In order to use BERT, we need to convert our data into the format expected by BERT — we have reviews in the form of csv files; BERT, however, wants data to be in a tsv file with a specific format as given below (four columns and no header row):
Column 0: An ID for the row
Column 1: The label for the row (should be an int — class labels: 0,1,2,3 etc)
Column 2: A column of the same letter for all rows — this is a throw-away column that we need to include because BERT expects it.
Column 3: The text examples we want to classify
BERT can be used for a wide variety of language tasks, while only adding a small layer to the core model:
Classification tasks such as sentiment analysis are done similarly to Next Sentence classification, by adding a classification layer on top of the Transformer output for the [CLS] token.

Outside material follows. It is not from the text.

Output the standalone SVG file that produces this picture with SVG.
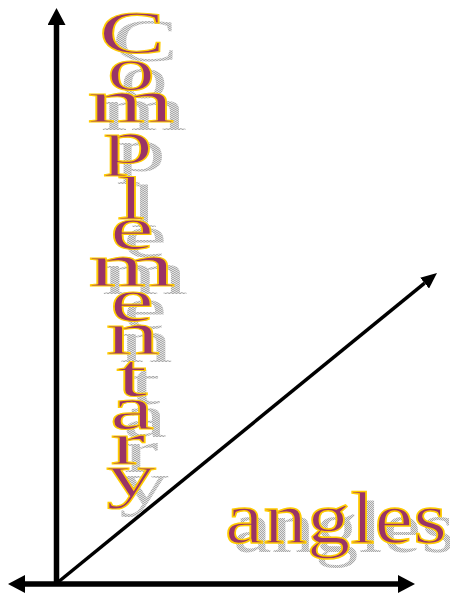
<svg xmlns="http://www.w3.org/2000/svg" width="450" height="595" viewBox="0 0 450 595">
  <defs>
    <pattern id="dots" width="2" height="2" patternUnits="userSpaceOnUse">
      <rect width="2" height="2" fill="#e4e4e4"/>
      <rect width="1" height="1" fill="#a8a8a8"/>
      <rect x="1" y="1" width="1" height="1" fill="#a8a8a8"/>
    </pattern>
    <marker id="axisHead" markerUnits="userSpaceOnUse" markerWidth="17" markerHeight="18" refX="0" refY="9" orient="auto-start-reverse" viewBox="0 0 17 18">
      <path d="M0,0 L17,9 L0,18 z" fill="#000"/>
    </marker>
    <marker id="rayHead" markerUnits="userSpaceOnUse" markerWidth="16" markerHeight="14" refX="0" refY="7" orient="auto" viewBox="0 0 16 14">
      <path d="M0,0 L16,7 L0,14 z" fill="#000"/>
    </marker>
  </defs>
  <style>
    .axis { stroke: #000; stroke-width: 5.5; fill: none; }
    .ray { stroke: #000; stroke-width: 3.5; fill: none; }
    .lt { font-family: "Liberation Serif", "Times New Roman", serif; font-size: 62px; text-anchor: middle; }
    .ang { font-family: "Liberation Serif", "Times New Roman", serif; font-size: 74px; }
    .main { fill: #993366; stroke: #FFCC00; stroke-width: 1.5; }
    .main text { vector-effect: non-scaling-stroke; }
    .shadow { fill: url(#dots); }
  </style>

  <g id="connectors">
    <line class="axis" x1="56.5" y1="586" x2="56.5" y2="25" marker-end="url(#axisHead)"/>
    <line class="axis" x1="25" y1="584" x2="398" y2="584" marker-start="url(#axisHead)" marker-end="url(#axisHead)"/>
    <line class="ray" x1="57" y1="583" x2="424.6" y2="283.1" marker-end="url(#rayHead)"/>
  </g>

  <g id="complementary">
    <g class="shadow" transform="translate(13,8)">
      <text class="lt" transform="translate(132,53) scale(1.6,1)">C</text>
      <text class="lt" transform="translate(131,90) scale(1.55,1)">o</text>
      <text class="lt" transform="translate(131,122) scale(1.8,1)">m</text>
      <text class="lt" transform="translate(128,163) scale(1.6,1)">p</text>
      <text class="lt" transform="translate(131,219) scale(1.6,1)">l</text>
      <text class="lt" transform="translate(132,249) scale(1.6,1)">e</text>
      <text class="lt" transform="translate(132,286) scale(1.8,1)">m</text>
      <text class="lt" transform="translate(132,321) scale(1.6,1)">e</text>
      <text class="lt" transform="translate(133,354) scale(1.75,1)">n</text>
      <text class="lt" transform="translate(132,396) scale(1.8,1)">t</text>
      <text class="lt" transform="translate(132,429) scale(1.6,1)">a</text>
      <text class="lt" transform="translate(128,464) scale(1.7,1)">r</text>
      <text class="lt" transform="translate(131,496) scale(1.6,1)">y</text>
    </g>
    <g class="main">
      <text class="lt" transform="translate(132,53) scale(1.6,1)">C</text>
      <text class="lt" transform="translate(131,90) scale(1.55,1)">o</text>
      <text class="lt" transform="translate(131,122) scale(1.8,1)">m</text>
      <text class="lt" transform="translate(128,163) scale(1.6,1)">p</text>
      <text class="lt" transform="translate(131,219) scale(1.6,1)">l</text>
      <text class="lt" transform="translate(132,249) scale(1.6,1)">e</text>
      <text class="lt" transform="translate(132,286) scale(1.8,1)">m</text>
      <text class="lt" transform="translate(132,321) scale(1.6,1)">e</text>
      <text class="lt" transform="translate(133,354) scale(1.75,1)">n</text>
      <text class="lt" transform="translate(132,396) scale(1.8,1)">t</text>
      <text class="lt" transform="translate(132,429) scale(1.6,1)">a</text>
      <text class="lt" transform="translate(128,464) scale(1.7,1)">r</text>
      <text class="lt" transform="translate(131,496) scale(1.6,1)">y</text>
    </g>
  </g>

  <g id="angles">
    <text class="ang shadow" x="233" y="552" textLength="222" lengthAdjust="spacingAndGlyphs">angles</text>
    <text class="ang main" x="225" y="543" textLength="222" lengthAdjust="spacingAndGlyphs">angles</text>
  </g>
</svg>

In Question Answering tasks (e.g. SQuAD v1.1), the software receives a question regarding a text sequence and is required to mark the answer in the sequence. Using BERT, a Q&A model can be trained by learning two extra vectors that mark the beginning and the end of the answer.
In Named Entity Recognition (NER), the software receives a text sequence and is required to mark the various types of entities (Person, Organization, Date, etc) that appear in the text. Using BERT, a NER model can be trained by feeding the output vector of each token into a classification layer that predicts the NER label.